--- START ---
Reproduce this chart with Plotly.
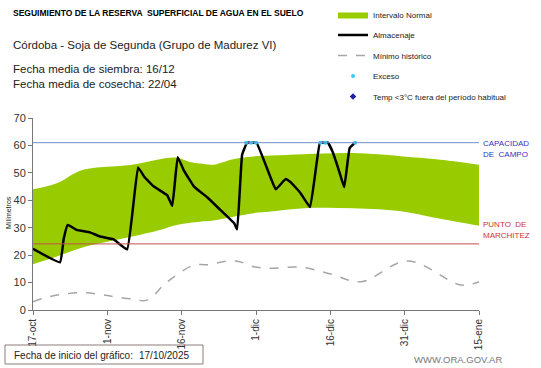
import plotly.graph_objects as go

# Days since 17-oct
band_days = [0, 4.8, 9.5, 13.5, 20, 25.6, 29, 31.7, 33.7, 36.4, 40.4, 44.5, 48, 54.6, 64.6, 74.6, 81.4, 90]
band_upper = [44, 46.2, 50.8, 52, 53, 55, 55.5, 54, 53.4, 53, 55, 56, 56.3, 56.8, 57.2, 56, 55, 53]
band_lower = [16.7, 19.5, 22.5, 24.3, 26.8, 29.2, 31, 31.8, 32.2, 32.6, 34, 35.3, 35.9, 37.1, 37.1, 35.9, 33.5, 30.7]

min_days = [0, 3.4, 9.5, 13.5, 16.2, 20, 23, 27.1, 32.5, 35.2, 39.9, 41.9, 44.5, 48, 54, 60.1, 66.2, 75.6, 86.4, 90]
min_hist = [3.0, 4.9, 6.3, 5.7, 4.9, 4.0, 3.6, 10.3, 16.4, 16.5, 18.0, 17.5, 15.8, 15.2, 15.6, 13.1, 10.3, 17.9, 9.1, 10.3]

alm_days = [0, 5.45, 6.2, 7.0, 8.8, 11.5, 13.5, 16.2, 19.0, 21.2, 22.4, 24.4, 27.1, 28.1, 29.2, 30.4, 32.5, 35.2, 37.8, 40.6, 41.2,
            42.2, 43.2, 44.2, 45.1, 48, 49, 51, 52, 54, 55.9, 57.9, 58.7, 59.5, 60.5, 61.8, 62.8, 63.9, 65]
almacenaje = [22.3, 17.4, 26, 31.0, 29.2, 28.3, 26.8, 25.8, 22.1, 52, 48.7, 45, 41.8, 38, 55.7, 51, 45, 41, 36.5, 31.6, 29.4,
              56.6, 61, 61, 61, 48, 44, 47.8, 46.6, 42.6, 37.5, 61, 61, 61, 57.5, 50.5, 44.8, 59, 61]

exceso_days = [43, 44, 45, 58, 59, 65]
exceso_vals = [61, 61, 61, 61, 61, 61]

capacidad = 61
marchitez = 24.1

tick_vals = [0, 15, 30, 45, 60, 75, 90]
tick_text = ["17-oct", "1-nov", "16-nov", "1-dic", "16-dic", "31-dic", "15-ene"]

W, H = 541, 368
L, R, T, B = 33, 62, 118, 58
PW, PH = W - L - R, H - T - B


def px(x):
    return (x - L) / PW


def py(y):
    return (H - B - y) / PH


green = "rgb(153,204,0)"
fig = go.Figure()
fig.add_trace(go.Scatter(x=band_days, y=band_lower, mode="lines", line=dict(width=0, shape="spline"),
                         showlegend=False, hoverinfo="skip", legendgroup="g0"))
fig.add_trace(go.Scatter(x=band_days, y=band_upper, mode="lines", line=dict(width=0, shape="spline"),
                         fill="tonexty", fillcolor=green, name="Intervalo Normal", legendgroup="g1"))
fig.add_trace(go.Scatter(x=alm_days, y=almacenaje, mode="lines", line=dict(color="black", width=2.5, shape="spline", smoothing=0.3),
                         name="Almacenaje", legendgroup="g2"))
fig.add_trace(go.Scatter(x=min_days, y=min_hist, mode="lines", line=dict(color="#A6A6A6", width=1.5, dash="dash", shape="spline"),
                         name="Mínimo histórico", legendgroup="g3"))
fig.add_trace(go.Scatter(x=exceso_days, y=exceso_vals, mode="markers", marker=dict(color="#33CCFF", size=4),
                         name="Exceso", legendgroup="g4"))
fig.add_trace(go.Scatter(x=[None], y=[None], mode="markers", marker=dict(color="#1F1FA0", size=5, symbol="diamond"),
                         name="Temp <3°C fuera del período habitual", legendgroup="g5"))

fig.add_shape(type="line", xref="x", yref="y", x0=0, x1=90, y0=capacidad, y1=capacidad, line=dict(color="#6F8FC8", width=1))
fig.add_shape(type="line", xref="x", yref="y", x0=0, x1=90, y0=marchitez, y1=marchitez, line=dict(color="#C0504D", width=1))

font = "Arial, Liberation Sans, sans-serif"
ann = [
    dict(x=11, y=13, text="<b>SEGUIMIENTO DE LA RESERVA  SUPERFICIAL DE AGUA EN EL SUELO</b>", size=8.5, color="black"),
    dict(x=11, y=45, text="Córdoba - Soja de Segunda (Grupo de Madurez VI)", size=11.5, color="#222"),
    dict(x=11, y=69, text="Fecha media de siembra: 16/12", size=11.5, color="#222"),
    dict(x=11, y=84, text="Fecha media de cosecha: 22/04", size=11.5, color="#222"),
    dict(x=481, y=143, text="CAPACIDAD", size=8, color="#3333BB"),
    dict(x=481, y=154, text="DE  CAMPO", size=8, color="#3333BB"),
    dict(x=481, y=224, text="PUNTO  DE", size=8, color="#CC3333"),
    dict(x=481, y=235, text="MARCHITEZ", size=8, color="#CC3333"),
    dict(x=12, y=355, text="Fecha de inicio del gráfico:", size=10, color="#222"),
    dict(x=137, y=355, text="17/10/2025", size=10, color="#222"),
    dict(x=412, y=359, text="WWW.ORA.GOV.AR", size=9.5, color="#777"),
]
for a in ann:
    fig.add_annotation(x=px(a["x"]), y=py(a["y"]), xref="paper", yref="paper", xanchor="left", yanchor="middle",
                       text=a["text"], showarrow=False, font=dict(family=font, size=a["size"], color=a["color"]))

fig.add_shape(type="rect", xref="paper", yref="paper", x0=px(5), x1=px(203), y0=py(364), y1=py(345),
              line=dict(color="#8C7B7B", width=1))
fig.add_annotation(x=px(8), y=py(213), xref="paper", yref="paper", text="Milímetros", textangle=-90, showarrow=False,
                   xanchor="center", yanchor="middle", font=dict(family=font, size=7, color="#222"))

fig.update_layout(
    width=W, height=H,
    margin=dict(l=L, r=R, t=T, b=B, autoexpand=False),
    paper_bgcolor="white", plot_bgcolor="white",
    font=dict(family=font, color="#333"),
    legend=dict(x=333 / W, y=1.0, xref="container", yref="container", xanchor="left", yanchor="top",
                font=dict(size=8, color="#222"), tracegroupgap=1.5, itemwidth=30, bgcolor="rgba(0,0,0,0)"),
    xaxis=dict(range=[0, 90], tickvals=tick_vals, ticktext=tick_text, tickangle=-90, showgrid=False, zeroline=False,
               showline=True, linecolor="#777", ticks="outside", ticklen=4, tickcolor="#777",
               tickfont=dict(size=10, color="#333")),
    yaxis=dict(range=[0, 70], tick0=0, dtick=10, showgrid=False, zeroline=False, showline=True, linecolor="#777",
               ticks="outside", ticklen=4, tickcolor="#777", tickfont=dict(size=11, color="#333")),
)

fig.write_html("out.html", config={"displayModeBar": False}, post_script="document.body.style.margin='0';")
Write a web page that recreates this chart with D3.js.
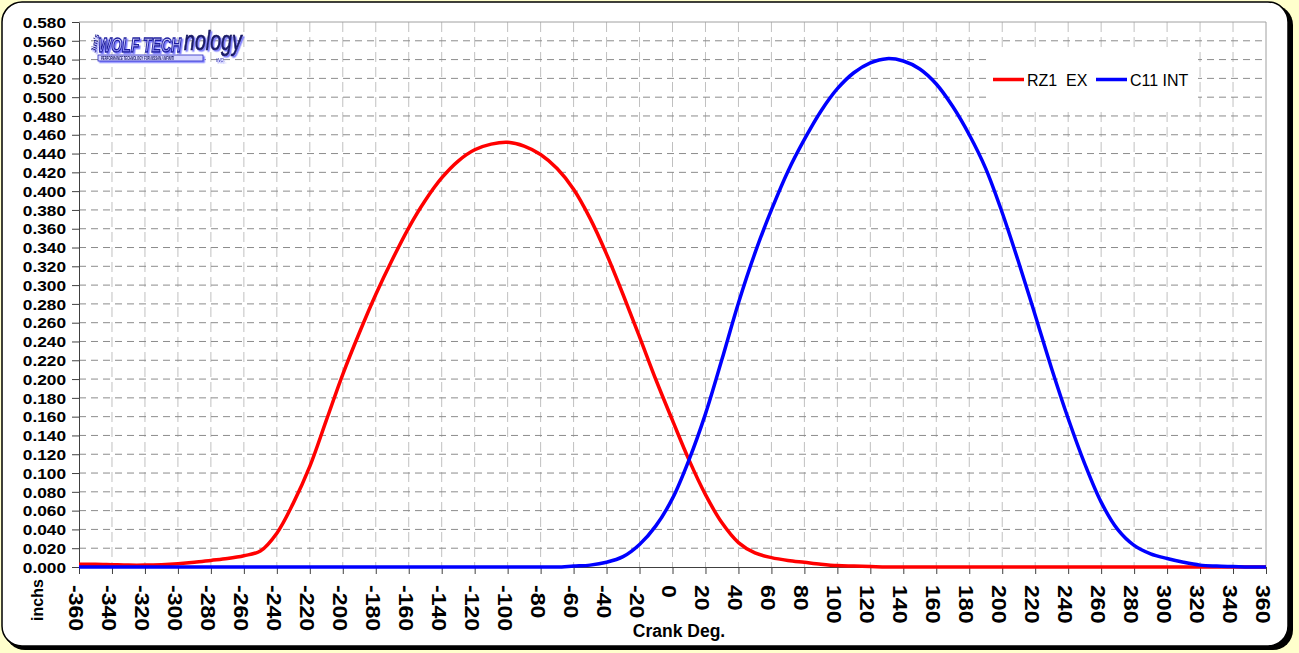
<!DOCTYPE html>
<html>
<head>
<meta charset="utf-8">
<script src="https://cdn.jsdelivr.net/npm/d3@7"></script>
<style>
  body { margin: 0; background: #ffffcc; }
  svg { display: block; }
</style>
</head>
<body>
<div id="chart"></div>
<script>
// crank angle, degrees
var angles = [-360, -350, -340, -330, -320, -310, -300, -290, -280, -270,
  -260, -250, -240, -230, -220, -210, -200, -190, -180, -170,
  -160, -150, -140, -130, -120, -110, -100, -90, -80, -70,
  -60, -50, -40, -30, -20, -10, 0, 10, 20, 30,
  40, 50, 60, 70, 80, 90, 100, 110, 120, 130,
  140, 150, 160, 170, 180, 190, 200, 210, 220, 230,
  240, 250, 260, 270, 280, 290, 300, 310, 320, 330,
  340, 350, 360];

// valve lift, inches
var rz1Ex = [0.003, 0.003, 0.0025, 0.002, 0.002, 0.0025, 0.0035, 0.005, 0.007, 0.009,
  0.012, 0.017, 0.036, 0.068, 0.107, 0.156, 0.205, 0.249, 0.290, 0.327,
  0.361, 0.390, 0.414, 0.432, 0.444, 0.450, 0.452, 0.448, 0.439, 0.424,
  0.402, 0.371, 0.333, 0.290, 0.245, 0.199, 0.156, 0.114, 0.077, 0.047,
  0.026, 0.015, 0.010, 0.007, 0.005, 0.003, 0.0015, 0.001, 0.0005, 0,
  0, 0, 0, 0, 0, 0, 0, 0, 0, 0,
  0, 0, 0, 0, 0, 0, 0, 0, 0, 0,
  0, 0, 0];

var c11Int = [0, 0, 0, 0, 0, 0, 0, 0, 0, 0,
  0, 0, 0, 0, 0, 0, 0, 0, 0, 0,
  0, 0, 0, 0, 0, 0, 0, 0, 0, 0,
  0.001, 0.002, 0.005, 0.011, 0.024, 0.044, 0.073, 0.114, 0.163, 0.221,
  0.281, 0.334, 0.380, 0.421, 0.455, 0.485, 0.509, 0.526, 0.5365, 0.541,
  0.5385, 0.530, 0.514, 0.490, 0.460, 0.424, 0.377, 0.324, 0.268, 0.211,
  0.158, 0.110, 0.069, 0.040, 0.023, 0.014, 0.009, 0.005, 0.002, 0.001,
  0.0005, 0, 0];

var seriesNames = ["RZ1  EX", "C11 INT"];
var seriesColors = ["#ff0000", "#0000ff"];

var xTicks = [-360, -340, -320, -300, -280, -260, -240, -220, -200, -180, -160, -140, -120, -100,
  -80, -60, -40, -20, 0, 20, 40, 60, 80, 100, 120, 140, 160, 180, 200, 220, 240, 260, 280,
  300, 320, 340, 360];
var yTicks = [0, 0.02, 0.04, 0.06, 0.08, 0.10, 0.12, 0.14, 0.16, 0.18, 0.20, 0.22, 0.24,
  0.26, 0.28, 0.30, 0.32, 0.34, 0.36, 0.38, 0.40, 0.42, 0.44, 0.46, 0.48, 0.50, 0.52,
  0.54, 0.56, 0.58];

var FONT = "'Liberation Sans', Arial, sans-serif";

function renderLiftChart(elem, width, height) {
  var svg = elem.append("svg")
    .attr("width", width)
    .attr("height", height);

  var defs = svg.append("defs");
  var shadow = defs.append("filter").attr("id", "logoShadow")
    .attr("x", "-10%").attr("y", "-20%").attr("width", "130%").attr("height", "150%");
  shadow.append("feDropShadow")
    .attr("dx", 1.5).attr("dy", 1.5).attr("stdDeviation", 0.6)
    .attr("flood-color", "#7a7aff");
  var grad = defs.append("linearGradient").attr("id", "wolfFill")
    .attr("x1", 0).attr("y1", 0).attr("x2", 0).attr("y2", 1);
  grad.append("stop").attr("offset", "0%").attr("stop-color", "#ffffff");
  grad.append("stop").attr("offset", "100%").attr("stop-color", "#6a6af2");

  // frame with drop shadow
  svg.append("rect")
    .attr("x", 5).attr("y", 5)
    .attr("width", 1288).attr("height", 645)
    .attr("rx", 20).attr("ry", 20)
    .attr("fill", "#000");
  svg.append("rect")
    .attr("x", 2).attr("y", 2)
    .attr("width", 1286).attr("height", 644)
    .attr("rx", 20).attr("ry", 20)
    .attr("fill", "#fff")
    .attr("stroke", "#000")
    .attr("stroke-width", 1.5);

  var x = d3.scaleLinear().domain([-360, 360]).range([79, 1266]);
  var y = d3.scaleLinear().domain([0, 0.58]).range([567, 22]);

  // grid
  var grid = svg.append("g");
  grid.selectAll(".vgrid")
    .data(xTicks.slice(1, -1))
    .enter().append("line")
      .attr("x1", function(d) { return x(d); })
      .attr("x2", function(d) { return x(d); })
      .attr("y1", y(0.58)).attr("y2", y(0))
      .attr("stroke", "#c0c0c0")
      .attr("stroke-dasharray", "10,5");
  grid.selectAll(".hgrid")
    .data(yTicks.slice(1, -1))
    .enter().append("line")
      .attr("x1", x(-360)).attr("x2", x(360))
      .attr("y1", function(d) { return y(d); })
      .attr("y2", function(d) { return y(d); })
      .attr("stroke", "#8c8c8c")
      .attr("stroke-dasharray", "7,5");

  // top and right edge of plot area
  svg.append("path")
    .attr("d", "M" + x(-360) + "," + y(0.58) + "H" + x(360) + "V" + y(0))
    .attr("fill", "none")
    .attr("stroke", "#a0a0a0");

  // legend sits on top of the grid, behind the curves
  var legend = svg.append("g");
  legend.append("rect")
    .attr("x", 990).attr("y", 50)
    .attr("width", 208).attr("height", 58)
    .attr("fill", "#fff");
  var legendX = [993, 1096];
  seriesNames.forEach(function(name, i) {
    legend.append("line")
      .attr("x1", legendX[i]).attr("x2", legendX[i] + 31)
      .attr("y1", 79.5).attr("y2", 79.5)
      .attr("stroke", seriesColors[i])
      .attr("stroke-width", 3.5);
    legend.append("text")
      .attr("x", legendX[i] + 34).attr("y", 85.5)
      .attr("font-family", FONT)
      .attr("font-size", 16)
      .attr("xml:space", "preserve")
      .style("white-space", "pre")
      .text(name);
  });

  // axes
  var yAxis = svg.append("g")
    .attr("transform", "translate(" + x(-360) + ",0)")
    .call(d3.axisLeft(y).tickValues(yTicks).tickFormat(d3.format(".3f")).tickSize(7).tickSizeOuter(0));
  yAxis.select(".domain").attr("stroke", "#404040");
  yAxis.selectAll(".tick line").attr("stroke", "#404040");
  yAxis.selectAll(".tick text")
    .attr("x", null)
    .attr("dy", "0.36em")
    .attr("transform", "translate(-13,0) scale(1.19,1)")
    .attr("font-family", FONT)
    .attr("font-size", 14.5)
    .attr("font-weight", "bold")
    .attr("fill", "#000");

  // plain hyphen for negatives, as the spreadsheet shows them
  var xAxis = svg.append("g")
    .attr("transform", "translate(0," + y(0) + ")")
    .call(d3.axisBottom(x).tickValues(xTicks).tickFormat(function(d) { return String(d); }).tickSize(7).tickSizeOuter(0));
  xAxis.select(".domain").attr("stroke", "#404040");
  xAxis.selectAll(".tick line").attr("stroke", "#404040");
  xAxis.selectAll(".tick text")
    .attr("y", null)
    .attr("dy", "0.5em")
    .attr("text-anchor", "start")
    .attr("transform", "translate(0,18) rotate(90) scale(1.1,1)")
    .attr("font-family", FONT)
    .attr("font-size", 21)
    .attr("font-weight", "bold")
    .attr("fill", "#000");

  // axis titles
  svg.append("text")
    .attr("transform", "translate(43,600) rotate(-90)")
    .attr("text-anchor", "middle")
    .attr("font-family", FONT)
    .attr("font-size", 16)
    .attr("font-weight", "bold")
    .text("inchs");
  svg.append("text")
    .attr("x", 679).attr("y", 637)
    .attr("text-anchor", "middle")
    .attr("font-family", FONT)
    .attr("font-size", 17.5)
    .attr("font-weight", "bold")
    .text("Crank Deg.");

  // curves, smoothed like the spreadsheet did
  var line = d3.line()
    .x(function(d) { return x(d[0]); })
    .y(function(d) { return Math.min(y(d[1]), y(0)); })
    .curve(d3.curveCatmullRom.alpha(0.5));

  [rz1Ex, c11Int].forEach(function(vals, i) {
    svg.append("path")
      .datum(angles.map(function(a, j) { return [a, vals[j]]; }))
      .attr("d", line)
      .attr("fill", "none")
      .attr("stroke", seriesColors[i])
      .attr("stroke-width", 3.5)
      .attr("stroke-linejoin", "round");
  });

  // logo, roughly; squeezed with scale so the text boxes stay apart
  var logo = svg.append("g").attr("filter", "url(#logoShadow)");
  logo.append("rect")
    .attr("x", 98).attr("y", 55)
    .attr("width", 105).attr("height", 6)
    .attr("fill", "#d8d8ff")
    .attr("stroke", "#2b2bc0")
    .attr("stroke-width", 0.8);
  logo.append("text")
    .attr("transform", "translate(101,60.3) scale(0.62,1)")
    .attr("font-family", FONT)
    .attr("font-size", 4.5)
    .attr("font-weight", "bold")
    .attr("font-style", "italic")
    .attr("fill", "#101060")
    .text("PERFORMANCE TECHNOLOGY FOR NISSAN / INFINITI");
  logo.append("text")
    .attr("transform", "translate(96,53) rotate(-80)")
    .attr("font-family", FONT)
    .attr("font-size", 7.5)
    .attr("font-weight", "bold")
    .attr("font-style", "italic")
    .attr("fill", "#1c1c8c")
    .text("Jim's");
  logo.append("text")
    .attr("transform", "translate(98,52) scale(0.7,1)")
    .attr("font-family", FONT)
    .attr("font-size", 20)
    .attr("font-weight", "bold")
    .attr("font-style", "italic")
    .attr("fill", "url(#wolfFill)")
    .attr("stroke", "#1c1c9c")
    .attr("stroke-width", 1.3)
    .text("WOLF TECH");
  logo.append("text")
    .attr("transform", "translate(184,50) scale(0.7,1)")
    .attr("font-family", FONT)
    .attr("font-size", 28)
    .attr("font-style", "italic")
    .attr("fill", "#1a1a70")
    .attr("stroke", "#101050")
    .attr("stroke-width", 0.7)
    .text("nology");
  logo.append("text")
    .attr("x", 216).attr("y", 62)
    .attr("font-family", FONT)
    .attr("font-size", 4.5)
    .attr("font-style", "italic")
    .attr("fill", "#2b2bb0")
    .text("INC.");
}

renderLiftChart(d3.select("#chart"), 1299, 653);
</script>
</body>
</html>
--- END ---
## THE REQUEST:
From the first line of the entries above down to the line holding "return (H - B - y) / PH", quote each line exactly and nothing else, skipping pictures.

## WRITTEN REPLY:
Reproduce this chart with Plotly.
import plotly.graph_objects as go

# Days since 17-oct
band_days = [0, 4.8, 9.5, 13.5, 20, 25.6, 29, 31.7, 33.7, 36.4, 40.4, 44.5, 48, 54.6, 64.6, 74.6, 81.4, 90]
band_upper = [44, 46.2, 50.8, 52, 53, 55, 55.5, 54, 53.4, 53, 55, 56, 56.3, 56.8, 57.2, 56, 55, 53]
band_lower = [16.7, 19.5, 22.5, 24.3, 26.8, 29.2, 31, 31.8, 32.2, 32.6, 34, 35.3, 35.9, 37.1, 37.1, 35.9, 33.5, 30.7]

min_days = [0, 3.4, 9.5, 13.5, 16.2, 20, 23, 27.1, 32.5, 35.2, 39.9, 41.9, 44.5, 48, 54, 60.1, 66.2, 75.6, 86.4, 90]
min_hist = [3.0, 4.9, 6.3, 5.7, 4.9, 4.0, 3.6, 10.3, 16.4, 16.5, 18.0, 17.5, 15.8, 15.2, 15.6, 13.1, 10.3, 17.9, 9.1, 10.3]

alm_days = [0, 5.45, 6.2, 7.0, 8.8, 11.5, 13.5, 16.2, 19.0, 21.2, 22.4, 24.4, 27.1, 28.1, 29.2, 30.4, 32.5, 35.2, 37.8, 40.6, 41.2,
            42.2, 43.2, 44.2, 45.1, 48, 49, 51, 52, 54, 55.9, 57.9, 58.7, 59.5, 60.5, 61.8, 62.8, 63.9, 65]
almacenaje = [22.3, 17.4, 26, 31.0, 29.2, 28.3, 26.8, 25.8, 22.1, 52, 48.7, 45, 41.8, 38, 55.7, 51, 45, 41, 36.5, 31.6, 29.4,
              56.6, 61, 61, 61, 48, 44, 47.8, 46.6, 42.6, 37.5, 61, 61, 61, 57.5, 50.5, 44.8, 59, 61]

exceso_days = [43, 44, 45, 58, 59, 65]
exceso_vals = [61, 61, 61, 61, 61, 61]

capacidad = 61
marchitez = 24.1

tick_vals = [0, 15, 30, 45, 60, 75, 90]
tick_text = ["17-oct", "1-nov", "16-nov", "1-dic", "16-dic", "31-dic", "15-ene"]

W, H = 541, 368
L, R, T, B = 33, 62, 118, 58
PW, PH = W - L - R, H - T - B


def px(x):
    return (x - L) / PW


def py(y):
    return (H - B - y) / PH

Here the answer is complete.